One of the guys here at work got married at the weekend.  None of us were formally invited: they are both in their 60s, it was a small, quiet celebration with their close friends.  Except one of my colleagues was invited, the one who is also my next-door neighbour.  And, apparently, the ex.  With his new girlfriend.

I'm good with that, they were friends, and neither do I have a problem that he has moved on and has a new woman in his life.  Good for him.

What's bothering me is that my neighbour simply cannot keep his mouth shut and my ex is probably now gleefully aware that I, having been the instigator of the break-up, am still single and he isn't, and b) have bought a house and am spending a lot of time there.  It's no big secret, I am very happily single and the break-up was never about anyone else.  Ditto the house, no big secret.

So why is it annoying me that the ex now knows all this?

Actually, you know what?  I think it's annoying me more that it's annoying me.

Wednesday 9 March 2011

Step up, step up

Once again I am called on to step up to the mark.  To be the strong one.  To hold it all together.

For more years than I care to remember I've had to be the strong one, the one that coped and, right now, I would give anything to have someone say "It's OK, I've got your back on this one, I'll deal with it".

But that ain't going to happen.  So big girls knickers are on and here we go again.

Tuesday 1 March 2011

Oh hell.....

....I forgot to mention the two other significant things that happened last year.
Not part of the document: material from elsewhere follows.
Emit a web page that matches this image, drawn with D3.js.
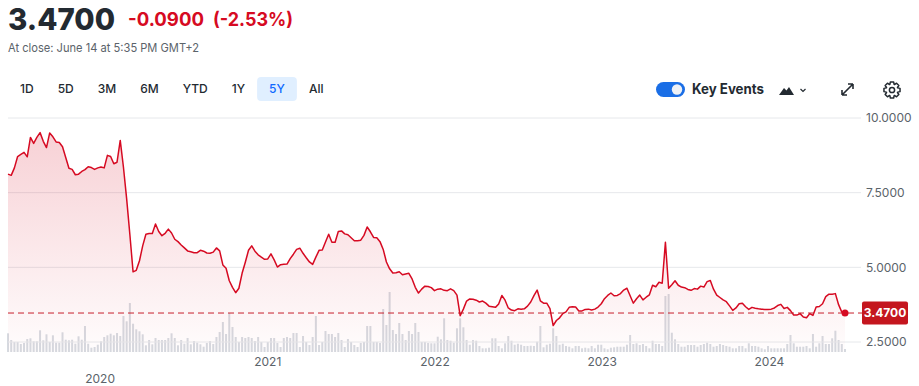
<!DOCTYPE html>
<html>
<head>
<meta charset="utf-8">
<script src="https://cdn.jsdelivr.net/npm/d3@7"></script>
<style>
  body { margin: 0; background: #fff; }
  svg { display: block; font-family: Inter, "Liberation Sans", Arial, sans-serif; }
</style>
</head>
<body>
<div id="chart"></div>
<script>
// weekly closes, first week 2019-06-14, last 2024-06-14
const firstWeek = "2019-06-14"
const closes = [
  8.12, 8.08, 8.33, 8.71, 8.78, 8.85, 8.70, 9.35, 9.15, 9.35,
  9.51, 9.22, 9.01, 9.50, 9.37, 9.20, 9.18, 9.04, 8.68, 8.32,
  8.28, 8.10, 8.12, 8.21, 8.27, 8.37, 8.34, 8.28, 8.33, 8.36,
  8.33, 8.75, 8.71, 8.47, 8.52, 9.25, 8.35, 7.29, 6.10, 4.85,
  4.90, 5.22, 5.72, 6.11, 6.13, 6.13, 6.45, 6.20, 6.06, 6.14,
  6.28, 6.15, 5.94, 5.86, 5.75, 5.65, 5.55, 5.52, 5.49, 5.49,
  5.57, 5.54, 5.48, 5.47, 5.51, 5.65, 5.55,
  5.08, 4.97, 4.55, 4.33, 4.15, 4.30, 4.80, 5.17, 5.57, 5.72,
  5.54, 5.42, 5.34, 5.27, 5.28, 5.45, 5.25, 5.01, 5.09, 5.10,
  5.11, 5.29, 5.44, 5.60, 5.64, 5.47, 5.32, 5.18, 5.10, 5.34,
  5.57, 5.58, 5.85, 6.11, 5.84, 5.84, 6.20, 6.22, 6.12, 6.09,
  5.99, 5.89, 5.89, 5.91, 6.07, 6.35, 6.19, 6.00, 5.99, 5.86,
  5.60, 5.18, 4.95, 4.81, 4.82, 4.85, 4.75, 4.78, 4.80, 4.61,
  4.33, 4.14, 4.27, 4.37, 4.36,
  4.32, 4.22, 4.27, 4.28, 4.23, 4.22, 4.28, 4.22, 4.07, 3.38,
  3.60, 3.87, 3.94, 3.93, 3.90, 3.84, 3.87, 3.80, 3.70, 3.68,
  3.66, 3.77, 4.06, 3.90, 3.64, 3.57, 3.55, 3.61, 3.60, 3.61,
  3.70, 3.84, 4.05, 4.24, 3.88, 3.80, 3.80, 3.62, 3.05, 3.22,
  3.31, 3.45, 3.51, 3.66, 3.68, 3.67, 3.54, 3.54, 3.59, 3.60,
  3.57, 3.60, 3.67, 3.78, 3.95, 4.06, 4.14, 4.05, 4.06, 4.12,
  4.24, 4.30, 4.05, 3.80, 3.95, 4.07,
  3.91, 4.00, 4.08, 4.40, 4.35, 4.50, 4.47, 5.84, 4.30, 4.42,
  4.55, 4.40, 4.34, 4.32, 4.26, 4.23, 4.29, 4.27, 4.37, 4.34,
  4.52, 4.56, 4.27, 4.07, 3.99, 3.91, 3.85, 3.71, 3.56, 3.64,
  3.78, 3.80, 3.68, 3.59, 3.66, 3.63, 3.61, 3.60, 3.59, 3.59,
  3.60, 3.64, 3.72, 3.76, 3.62, 3.66, 3.55, 3.40, 3.40, 3.45,
  3.34, 3.31, 3.45, 3.39, 3.67, 3.69, 3.78, 4.02, 4.10, 4.10,
  4.12, 3.75, 3.50, 3.47
]
// weekly volume, same weeks (relative units)
const volumes = [
  18.7, 12, 10, 10, 8, 9, 13, 13.7, 10.7, 10.7,
  21.7, 11.7, 17.7, 10, 16.7, 9.3, 9.3, 19.7, 12.3, 11.7,
  12.3, 8.3, 15.7, 12.3, 26, 8.3, 4.3, 5, 7.3, 10.7,
  15, 16.7, 18.3, 16.7, 19, 16, 36, 30.7, 49, 28.3,
  22.7, 20.7, 17.7, 6.7, 12, 7.7, 14, 12, 12, 12,
  14, 18.7, 14, 6.7, 12, 8.3, 14, 7.7, 11, 9.3,
  7.7, 5.3, 9,
  11, 8, 15, 20, 30, 18, 39, 25, 15, 10,
  15, 14, 15, 14, 11, 15, 10, 5, 10, 14,
  14, 9, 5, 14, 15, 14, 19, 19, 5, 16,
  10, 7, 15, 36, 7, 10, 21, 18, 18, 15,
  19, 12, 5, 13, 10, 7, 5, 9, 10, 26,
  26, 10, 10, 9, 43, 27, 60, 22, 18, 29,
  18, 12, 21, 18, 29, 20, 10, 10, 9,
  8.7, 8.7, 15.3, 12.7, 33.7, 12, 11.3, 9.3, 23.7, 33.7,
  24.7, 12, 7.3, 12, 11.3, 6, 3.7, 3.7, 4.3, 13.7,
  13.7, 6, 3.7, 8.7, 16, 11.3, 7.3, 8.3, 7.3, 6,
  6, 6.3, 6, 10.3, 26, 4.7, 7.3, 8.3, 23.7, 16,
  7.3, 8.3, 6, 5.3, 3.7, 6, 6, 3.7, 4.3, 3.7,
  6, 3.7, 7.3, 7.3, 3.7, 2.7, 4.3, 4.7, 5.3, 5.3,
  5.3, 7.3,
  17, 8, 8.7, 7, 8, 6, 3.7, 11.3, 8, 8,
  6, 56, 58, 19.3, 12.7, 8, 5.3, 5.3, 7, 7,
  7, 5.3, 7, 8, 9.3, 8, 5.3, 6, 8, 7,
  6, 5.3, 3.7, 3.7, 6, 6, 3.7, 8.7, 6, 6,
  5.3, 3.7, 2.7, 6, 3.7, 3.7, 3.7, 3.7, 3.7, 8,
  17, 8.7, 5.3, 5.3, 5.3, 6, 3.7, 18, 5.3, 8.7,
  16, 8, 8, 13.7, 21.3, 12, 8, 3
]
const priceTicks = [2.5, 5, 7.5, 10]
const yearTicks = [2020, 2021, 2022, 2023, 2024]
const ranges = ["1D", "5D", "3M", "6M", "YTD", "1Y", "5Y", "All"]
const activeRange = "5Y"
const lastClose = 3.47
const change = "-0.0900"
const changePct = "(-2.53%)"
const closeNote = "At close: June 14 at 5:35 PM GMT+2"

;(function () {
  const W = 919, H = 386
  const red = "#d60a22", ink = "#232a31", muted = "#5b636a"
  const plot = { left: 8, right: 845, top: 118, bottom: 342, floor: 352 }

  const svg = d3.select("#chart").append("svg")
    .attr("width", W).attr("height", H)

  const t0 = d3.timeParse("%Y-%m-%d")(firstWeek)
  const dates = closes.map((_, i) => d3.timeDay.offset(t0, 7 * i))

  const x = d3.scaleTime()
    .domain([dates[0], dates[dates.length - 1]])
    .range([plot.left, plot.right])
  const y = d3.scaleLinear().domain([2.5, 10]).range([plot.bottom, plot.top])
  const yVol = d3.scaleLinear().domain([0, d3.max(volumes)]).range([plot.floor, plot.floor - 60])

  // header
  svg.append("text").attr("x", 8).attr("y", 30)
    .attr("font-size", 30).attr("font-weight", 800).attr("fill", ink)
    .attr("textLength", 107).attr("lengthAdjust", "spacingAndGlyphs")
    .text(lastClose.toFixed(4))
  svg.append("text").attr("x", 128).attr("y", 26)
    .attr("font-size", 19).attr("font-weight", 700).attr("fill", red)
    .attr("textLength", 76).attr("lengthAdjust", "spacingAndGlyphs")
    .text(change)
  svg.append("text").attr("x", 213).attr("y", 26)
    .attr("font-size", 19).attr("font-weight", 700).attr("fill", red)
    .attr("textLength", 80).attr("lengthAdjust", "spacingAndGlyphs")
    .text(changePct)
  svg.append("text").attr("x", 8).attr("y", 52)
    .attr("font-size", 12).attr("fill", muted)
    .attr("textLength", 191).attr("lengthAdjust", "spacingAndGlyphs")
    .text(closeNote)

  // range buttons
  const bar = svg.append("g")
  let bx = 8
  ranges.forEach(function (r) {
    const g = bar.append("g")
    const txt = g.append("text")
      .attr("y", 89).attr("dy", "0.35em")
      .attr("font-size", 12).attr("font-weight", 500)
      .attr("fill", r === activeRange ? "#0f69ff" : ink)
      .text(r)
    const w = txt.node().getComputedTextLength() + 24
    if (r === activeRange) {
      g.insert("rect", "text").attr("x", bx).attr("y", 77).attr("width", w).attr("height", 24)
        .attr("rx", 4).attr("fill", "#e0efff")
    }
    txt.attr("x", bx + 12)
    bx += w
  })

  // key events toggle and icons
  svg.append("rect").attr("x", 656).attr("y", 82).attr("width", 29).attr("height", 15)
    .attr("rx", 7.5).attr("fill", "#1a6ee6")
  svg.append("circle").attr("cx", 677).attr("cy", 89.5).attr("r", 5.2).attr("fill", "#eef1f6")
  svg.append("text").attr("x", 692).attr("y", 89).attr("dy", "0.35em")
    .attr("font-size", 14).attr("font-weight", 700).attr("fill", ink)
    .attr("textLength", 72).attr("lengthAdjust", "spacingAndGlyphs")
    .text("Key Events")
  svg.append("path").attr("d", "M779,95 L784,88 L786.5,90.5 L789,87 L794,95 Z").attr("fill", ink)
  svg.append("path").attr("d", "M800.5,89 L803,91.5 L805.5,89")
    .attr("fill", "none").attr("stroke", ink).attr("stroke-width", 1.2)
  svg.append("path")
    .attr("d", "M842,95 L853,84 M842,95 L842,90 M842,95 L847,95 M853,84 L848,84 M853,84 L853,89")
    .attr("fill", "none").attr("stroke", ink).attr("stroke-width", 1.6)

  // gear: 8 teeth
  const gearPts = []
  d3.range(8).forEach(function (j) {
    const c = j * Math.PI / 4
    gearPts.push([c - 0.36, 6], [c - 0.2, 8.2], [c + 0.2, 8.2], [c + 0.36, 6])
  })
  svg.append("path")
    .attr("d", d3.line().curve(d3.curveLinearClosed)
      .x(p => 892 + p[1] * Math.cos(p[0])).y(p => 90 + p[1] * Math.sin(p[0]))(gearPts))
    .attr("fill", "none").attr("stroke", ink).attr("stroke-width", 1.5).attr("stroke-linejoin", "round")
  svg.append("circle").attr("cx", 892).attr("cy", 90).attr("r", 2.6)
    .attr("fill", "none").attr("stroke", ink).attr("stroke-width", 1.5)

  // gradient
  const grad = svg.append("defs").append("linearGradient")
    .attr("id", "fade").attr("gradientUnits", "userSpaceOnUse")
    .attr("x1", 0).attr("x2", 0).attr("y1", plot.top).attr("y2", plot.floor)
  grad.append("stop").attr("offset", 0).attr("stop-color", red).attr("stop-opacity", 0.2)
  grad.append("stop").attr("offset", 1).attr("stop-color", red).attr("stop-opacity", 0.01)

  // volume
  svg.append("g").selectAll("rect")
    .data(volumes)
    .enter().append("rect")
    .attr("x", (d, i) => x(dates[i]) - 1)
    .attr("y", d => yVol(d))
    .attr("width", 2)
    .attr("height", d => plot.floor - yVol(d))
    .attr("fill", "#d6dae0")

  // grid + price labels
  const grid = svg.append("g")
  grid.selectAll("line").data(priceTicks).enter().append("line")
    .attr("x1", plot.left).attr("x2", 861)
    .attr("y1", d => y(d)).attr("y2", d => y(d))
    .attr("stroke", "#e6e8eb").attr("stroke-width", 1)
  grid.selectAll("text").data(priceTicks).enter().append("text")
    .attr("x", 866).attr("y", d => y(d)).attr("dy", "0.35em")
    .attr("font-size", 12).attr("fill", muted)
    .text(d => d.toFixed(4))

  // area + line
  const series = closes.map((c, i) => ({ date: dates[i], close: c }))
  svg.append("path").datum(series)
    .attr("d", d3.area().x(d => x(d.date)).y0(plot.floor).y1(d => y(d.close)))
    .attr("fill", "url(#fade)")
  svg.append("path").datum(series)
    .attr("d", d3.line().x(d => x(d.date)).y(d => y(d.close)))
    .attr("fill", "none").attr("stroke", red).attr("stroke-width", 1.5)
    .attr("stroke-linejoin", "round")

  // last close marker
  svg.append("line")
    .attr("x1", plot.left).attr("x2", 862)
    .attr("y1", y(lastClose)).attr("y2", y(lastClose))
    .attr("stroke", "#c8202c").attr("stroke-width", 1).attr("stroke-dasharray", "6,4")
  svg.append("circle")
    .attr("cx", x(dates[dates.length - 1])).attr("cy", y(lastClose)).attr("r", 3.5)
    .attr("fill", red)
  svg.append("rect").attr("x", 862).attr("y", y(lastClose) - 11.5)
    .attr("width", 46).attr("height", 23).attr("rx", 2).attr("fill", "#c4161e")
  svg.append("text").attr("x", 885).attr("y", y(lastClose)).attr("dy", "0.35em")
    .attr("text-anchor", "middle").attr("font-size", 12).attr("font-weight", 700)
    .attr("fill", "#fff").text(lastClose.toFixed(4))

  // year labels (first one sits on a lower row)
  svg.append("g").selectAll("text").data(yearTicks).enter().append("text")
    .attr("x", d => x(new Date(d, 0, 1)))
    .attr("y", (d, i) => i === 0 ? 383 : 366)
    .attr("text-anchor", "middle").attr("font-size", 12).attr("fill", muted)
    .text(d => d)
})()
</script>
</body>
</html>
I quit smoking.  Oh yeah!  I thought this was going to be a tough thing to do, I wasn't mentally ready and I sure as hell wasn't physically ready.  Yet one day last June, after 30 years of smoking, I decided "enough".  And apart from one very minor blip two weeks in, I have not looked back.  Yes I put on weight, but I've almost shifted it all.  Yes I still have moments when I really need a cigarette, and I suspect that feeling will never go away, but one cry of "I need a cigarette!" and my friends all pile in and tell me "No you don't!".  It feels great to have finally go of that mental crutch.

And I grew up.  OK, let's rephrase that.  I didn't actually grow up, that would just be a little bit too scary to contemplate, but I did do something very grown up.  I bought a house. My own four walls.  It's tiny, it needs a little bit of work, but it's mine.  It's somewhere I can escape to and be at peace.  It's home.  And I love it.